In the latest nightly version of Firefox released just yesterday, is a feature which allows for running plugins in separate processes. A simple change in the “about:config” page on the latest Firefox Nightly (Minefield) will now launch plugin process separate from the browser, and it would appear there will soon be support fro running tabs that way too.
From what it appears, Firefox will be using a lot of the same code Chrome uses to achieve this so as not to reinvent the wheel. Don’t you just love open source!
This is all part of the Electrolysis project which aims to bring out of process plugins and tabs to Firefox, and developers have been busy from quite some time testing the functionality, this seem to be the first time it has appeared on the Firefox nightlies.
If you want to test out this exciting functionality download a nightly build of Firefox from here, and set the dom.ipc.plugins.enabled property in your about:config to true. After a restart you will notice that your plugins load in a separate “mozilla-runtime.exe” process.

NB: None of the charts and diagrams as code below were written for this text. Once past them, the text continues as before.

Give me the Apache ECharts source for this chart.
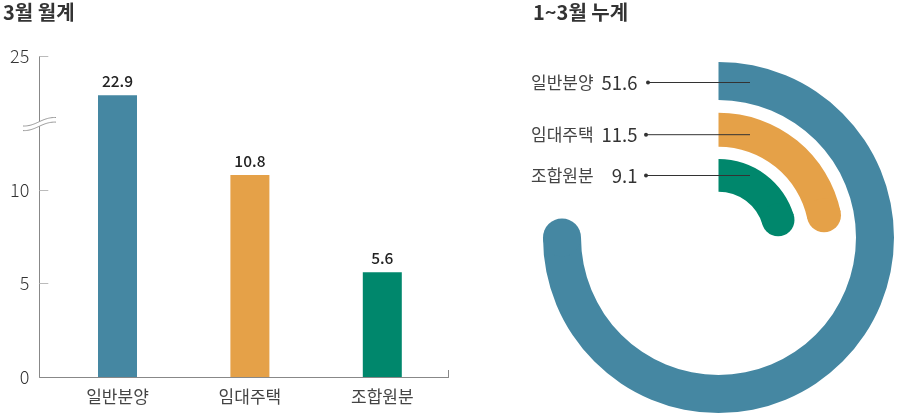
<!DOCTYPE html>
<html>
<head>
<meta charset="utf-8">
<script src="https://cdn.jsdelivr.net/npm/echarts@6.0.0/dist/echarts.min.js"></script>
<style>
html,body{margin:0;padding:0;background:#fff;}
#chart{width:900px;height:417px;}
</style>
</head>
<body>
<div id="chart"></div>
<script>
// ---- data ----
const categories = ['일반분양', '임대주택', '조합원분'];
const monthValues = [22.9, 10.8, 5.6];          // 3월 월계
const cumulativeValues = [51.6, 11.5, 9.1];     // 1~3월 누계
const yTickValues = [0, 5, 10, 25];
const leftTitle = '3월 월계';
const rightTitle = '1~3월 누계';
const ringAxisMax = [68.8, 53.0, 44.5];         // per-ring angle scale

// ---- styles ----
const colors = ['#4587a2', '#e5a148', '#00876c'];
const FONT = '"Noto Sans CJK KR", "Noto Sans", sans-serif';
const ringRadius = [[137.5, 175.5], [90.8, 124.8], [45.8, 78.5]];
const ringCenter = [718.5, 237.5];
const labelRowsY = [82.5, 134.7, 175.5];
const labelDotX = [648, 646, 646];

const chart = echarts.init(document.getElementById('chart'), null, {renderer: 'canvas'});

// break wave decoration
function bez(p0, p1, p2, p3, t) {
  const u = 1 - t;
  return [
    u*u*u*p0[0] + 3*u*u*t*p1[0] + 3*u*t*t*p2[0] + t*t*t*p3[0],
    u*u*u*p0[1] + 3*u*u*t*p1[1] + 3*u*t*t*p2[1] + t*t*t*p3[1]
  ];
}
function wavePts(dy) {
  const pts = [];
  for (let i = 0; i <= 30; i++) {
    pts.push(bez([23, 126 + dy], [36, 126.5 + dy], [42, 117 + dy], [56, 117.5 + dy], i / 30));
  }
  return pts;
}
const topW = wavePts(0), botW = wavePts(4.6);
const gapPoly = topW.concat(botW.slice().reverse());

const graphics = [
  {type: 'text', left: 3, top: 2, style: {text: leftTitle, font: 'bold 20px ' + FONT, fill: '#333'}},
  {type: 'text', left: 533, top: 2, style: {text: rightTitle, font: 'bold 20px ' + FONT, fill: '#333'}},
  {type: 'polygon', z: 100, shape: {points: gapPoly}, style: {fill: '#fff', stroke: null}},
  {type: 'polyline', z: 101, shape: {points: topW}, style: {stroke: '#999', lineWidth: 1, fill: null}},
  {type: 'polyline', z: 101, shape: {points: botW}, style: {stroke: '#999', lineWidth: 1, fill: null}},
  {type: 'line', z: 100, shape: {x1: 39.3, y1: 377.5, x2: 52, y2: 377.5}, style: {stroke: '#888', lineWidth: 1}},
  {type: 'line', z: 100, shape: {x1: 448.5, y1: 370, x2: 448.5, y2: 377.5}, style: {stroke: '#888', lineWidth: 1}}
];
categories.forEach((c, i) => {
  const y = labelRowsY[i];
  graphics.push({type: 'text', z: 100, x: 531, y: y, style: {text: c, font: '17px ' + FONT, fill: '#444', textVerticalAlign: 'middle', textAlign: 'left'}});
  graphics.push({type: 'text', z: 100, x: 637.5, y: y, style: {text: String(cumulativeValues[i]), font: '18.5px ' + FONT, fill: '#333', textVerticalAlign: 'middle', textAlign: 'right'}});
  graphics.push({type: 'line', z: 100, shape: {x1: labelDotX[i], y1: y, x2: 750, y2: y}, style: {stroke: '#333', lineWidth: 1}});
  graphics.push({type: 'circle', z: 100, shape: {cx: labelDotX[i], cy: y, r: 2}, style: {fill: '#333'}});
});

const polar = [], angleAxis = [], radiusAxis = [], ringSeries = [];
categories.forEach((c, i) => {
  polar.push({center: ringCenter, radius: ringRadius[i]});
  angleAxis.push({polarIndex: i, type: 'value', min: 0, max: ringAxisMax[i], startAngle: 90, clockwise: true, show: false});
  radiusAxis.push({polarIndex: i, type: 'category', data: [c], show: false});
  ringSeries.push({
    type: 'bar', coordinateSystem: 'polar', polarIndex: i, barWidth: '100%', silent: true,
    data: [cumulativeValues[i]], itemStyle: {color: colors[i]}, animation: false
  });
  ringSeries.push({
    type: 'scatter', coordinateSystem: 'polar', polarIndex: i, silent: true,
    symbol: 'circle', symbolSize: ringRadius[i][1] - ringRadius[i][0],
    data: [[0, cumulativeValues[i]]], itemStyle: {color: colors[i], opacity: 1}, animation: false
  });
});

const option = {
  animation: false,
  textStyle: {fontFamily: FONT},
  grid: {left: 51.3, width: 397.2, top: 56, bottom: 40, containLabel: false},
  xAxis: {
    type: 'category', data: categories,
    axisLine: {lineStyle: {color: '#888', width: 1}},
    axisTick: {show: false},
    axisLabel: {color: '#444', fontSize: 17, margin: 11, fontFamily: FONT}
  },
  yAxis: {
    type: 'value', min: 0, max: 25, interval: 5, offset: 12,
    breaks: [{start: 13.5, end: 21.5, gap: '1%'}],
    breakArea: {show: false, expandOnClick: false, itemStyle: {color: 'rgba(0,0,0,0)', borderColor: 'rgba(0,0,0,0)'}},
    axisLine: {show: true, lineStyle: {color: '#888', width: 1}},
    axisTick: {show: true, inside: true, length: 9, lineStyle: {color: '#bbb'}, customValues: yTickValues},
    axisLabel: {
      color: '#333', fontSize: 18, fontWeight: 300, margin: 10, fontFamily: FONT, customValues: yTickValues,
      formatter: v => (yTickValues.indexOf(v) >= 0 ? String(v) : '')
    },
    splitLine: {show: false}
  },
  polar: polar,
  angleAxis: angleAxis,
  radiusAxis: radiusAxis,
  series: [{
    type: 'bar', barWidth: 39, silent: true,
    data: monthValues.map((v, i) => ({value: v, itemStyle: {color: colors[i]}})),
    label: {show: true, position: 'top', distance: 6, color: '#222', fontSize: 15.5, fontWeight: 500, fontFamily: FONT}
  }].concat(ringSeries),
  graphic: graphics
};
chart.setOption(option);
</script>
</body>
</html>
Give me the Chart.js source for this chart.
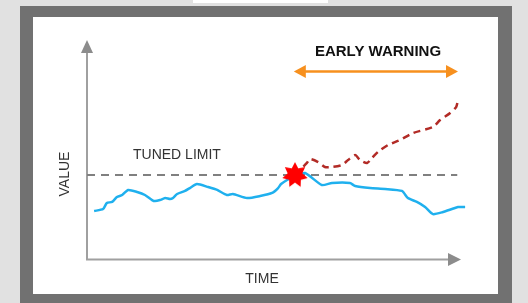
<!DOCTYPE html>
<html>
<head>
<meta charset="utf-8">
<script src="https://cdn.jsdelivr.net/npm/chart.js@4.4.0/dist/chart.umd.min.js"></script>
<style>
  html, body { margin: 0; padding: 0; background: #e1e1e1; overflow: hidden; }
  canvas { display: block; }
</style>
</head>
<body>
<div style="width:528px;height:303px"><canvas id="myChart" width="528" height="303"></canvas></div>
<script>
// measured signal (time 0..100, value 0..130)
const signalTime  = [1.9, 4.3, 5.3, 6.7, 8.0, 9.4, 11.0, 13.4, 15.5, 17.4, 18.2, 19.5, 20.9, 22.2, 23.0, 24.1, 26.2, 27.5, 29.4, 32.4, 34.8, 37.4, 39.0, 42.8, 46.3, 49.5, 51.1, 51.9, 53.5, 55.6, 58.3, 62.8, 65.5, 70.3, 71.7, 75.7, 79.7, 84.2, 85.8, 88.2, 90.4, 92.5, 95.2, 97.6, 99.2, 101.1];
const signalValue = [28.7, 29.9, 33.5, 34.1, 37.0, 38.2, 41.2, 40.0, 38.2, 35.2, 34.6, 35.2, 36.4, 35.8, 36.4, 38.8, 40.6, 42.3, 44.7, 42.9, 41.2, 38.2, 38.8, 36.4, 37.6, 39.4, 42.3, 44.7, 47.1, 49.5, 51.2, 44.1, 45.3, 45.3, 43.5, 42.3, 41.8, 40.6, 36.4, 34.1, 31.1, 26.9, 28.1, 29.9, 31.1, 31.1];

// predicted drift after the breach
const driftTime  = [55.6, 58.8, 59.6, 61.8, 63.6, 65.5, 68.2, 69.8, 71.7, 73.0, 74.9, 76.2, 77.8, 80.5, 83.7, 87.2, 92.5, 94.4, 97.1, 98.7, 99.2];
const driftValue = [50.0, 57.2, 59.5, 57.7, 54.8, 54.8, 56.0, 58.9, 61.9, 58.9, 57.2, 60.1, 63.7, 67.8, 70.8, 74.9, 78.5, 82.6, 86.8, 90.3, 94.5];

const limitValue = 50;
const limitRange = [0, 99];
const breachTime = 55.6;
const warningRange = [55.3, 99.2];
const warningLevel = 111.3;

function makeStar() {
    const c = document.createElement('canvas');
    c.width = 28; c.height = 28;
    const g = c.getContext('2d');
    const n = 7, outer = 13, inner = 7.5;
    g.beginPath();
    for (let i = 0; i < n * 2; i++) {
        const r = i % 2 === 0 ? outer : inner;
        const a = -Math.PI / 2 + i * Math.PI / n;
        const px = 14 + r * Math.cos(a), py = 14 + r * Math.sin(a);
        if (i === 0) g.moveTo(px, py); else g.lineTo(px, py);
    }
    g.closePath();
    g.fillStyle = '#ff0000';
    g.fill();
    return c;
}

const framePlugin = {
    id: 'frame',
    beforeDraw(chart) {
        const ctx = chart.ctx;
        ctx.save();
        ctx.fillStyle = '#e1e1e1';
        ctx.fillRect(0, 0, 528, 303);
        ctx.fillStyle = '#ffffff';
        ctx.fillRect(193, 0, 135, 3);
        ctx.fillStyle = '#717171';
        ctx.fillRect(20, 6, 492, 297);
        ctx.fillStyle = '#ffffff';
        ctx.fillRect(33, 17, 465, 277);
        ctx.restore();
    },
    beforeDatasetsDraw(chart) {
        const ctx = chart.ctx;
        const a = chart.chartArea;
        ctx.save();
        ctx.strokeStyle = '#a0a0a0';
        ctx.fillStyle = '#8c8c8c';
        ctx.lineWidth = 2;
        // y axis
        ctx.beginPath();
        ctx.moveTo(a.left, a.bottom);
        ctx.lineTo(a.left, a.top + 12);
        ctx.stroke();
        ctx.beginPath();
        ctx.moveTo(a.left, a.top);
        ctx.lineTo(a.left - 6, a.top + 13);
        ctx.lineTo(a.left + 6, a.top + 13);
        ctx.closePath();
        ctx.fill();
        // x axis
        ctx.beginPath();
        ctx.moveTo(a.left - 1, a.bottom);
        ctx.lineTo(a.right - 12, a.bottom);
        ctx.stroke();
        ctx.beginPath();
        ctx.moveTo(a.right, a.bottom);
        ctx.lineTo(a.right - 13, a.bottom - 6.5);
        ctx.lineTo(a.right - 13, a.bottom + 6.5);
        ctx.closePath();
        ctx.fill();
        ctx.restore();
    },
    afterDraw(chart) {
        const ctx = chart.ctx;
        const xs = chart.scales.x, ys = chart.scales.y;
        ctx.save();
        // early warning arrow
        const x0 = xs.getPixelForValue(warningRange[0]);
        const x1 = xs.getPixelForValue(warningRange[1]);
        const yw = ys.getPixelForValue(warningLevel);
        ctx.strokeStyle = '#f7901e';
        ctx.fillStyle = '#f7901e';
        ctx.lineWidth = 2.5;
        ctx.beginPath();
        ctx.moveTo(x0 + 8, yw);
        ctx.lineTo(x1 - 8, yw);
        ctx.stroke();
        ctx.beginPath();
        ctx.moveTo(x0, yw); ctx.lineTo(x0 + 12, yw - 6.5); ctx.lineTo(x0 + 12, yw + 6.5);
        ctx.closePath(); ctx.fill();
        ctx.beginPath();
        ctx.moveTo(x1, yw); ctx.lineTo(x1 - 12, yw - 6.5); ctx.lineTo(x1 - 12, yw + 6.5);
        ctx.closePath(); ctx.fill();

        ctx.fillStyle = '#111111';
        ctx.textBaseline = 'middle';
        ctx.textAlign = 'center';
        ctx.font = 'bold 15px "Liberation Sans", Arial, sans-serif';
        ctx.fillText('EARLY WARNING', 378, 52);

        ctx.fillStyle = '#333333';
        ctx.font = '14px "Liberation Sans", Arial, sans-serif';
        ctx.textAlign = 'left';
        ctx.fillText('TUNED LIMIT', 133, 155);

        ctx.font = '14px "Liberation Sans", Arial, sans-serif';
        ctx.textAlign = 'center';
        ctx.fillText('TIME', 262, 279);

        ctx.translate(65, 174);
        ctx.rotate(-Math.PI / 2);
        ctx.font = '14px "Liberation Sans", Arial, sans-serif';
        ctx.fillText('VALUE', 0, 0);
        ctx.restore();
    }
};

const ctx = document.getElementById('myChart').getContext('2d');

const myChart = new Chart(ctx, {
    type: 'line',
    data: {
        datasets: [
            {
                data: [{ x: breachTime, y: limitValue }],
                showLine: false,
                pointStyle: makeStar(),
                pointRadius: 14,
                order: 0,
                clip: false
            },
            {
                data: driftTime.map((t, i) => ({ x: t, y: driftValue[i] })),
                borderColor: '#b22b26',
                borderWidth: 2.5,
                borderDash: [7, 5],
                pointRadius: 0,
                tension: 0.25,
                order: 1,
                clip: false
            },
            {
                data: signalTime.map((t, i) => ({ x: t, y: signalValue[i] })),
                borderColor: '#1fb0ee',
                borderWidth: 2.5,
                pointRadius: 0,
                tension: 0.2,
                order: 2,
                clip: false
            },
            {
                data: limitRange.map(t => ({ x: t, y: limitValue })),
                borderColor: '#808080',
                borderWidth: 2,
                borderDash: [8, 6],
                pointRadius: 0,
                order: 3,
                clip: false
            }
        ]
    },
    options: {
        responsive: false,
        maintainAspectRatio: false,
        animation: false,
        devicePixelRatio: 1,
        layout: { padding: { left: 87, right: 67, top: 40, bottom: 43.5 } },
        plugins: { legend: { display: false }, tooltip: { enabled: false } },
        scales: {
            x: { type: 'linear', min: 0, max: 100, display: false },
            y: { min: 0, max: 130, display: false }
        }
    },
    plugins: [framePlugin]
});
</script>
</body>
</html>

This functionality is fresh out of development and is still very very buggy! Some of the bugs might make Firefox unusable, such as the lack of support for plugins which are loaded from a path with spaces, i.e. all plugins but Flash (this will probably be fixed by tomorrow). Right now there is no indication that a plugin has crashed, and all the browser shows is a black box in place. There is also no way to restart the plugin after a crash, and you will have to restart the whole browser instead.
If you are indeed brave enough to test it though, do report bugs and crashes to help make this feature better faster.
HINT: Try forcefully “crashing” your plugins by killing the “mozilla-runtime.exe” if the damn things just wont crash when you need it!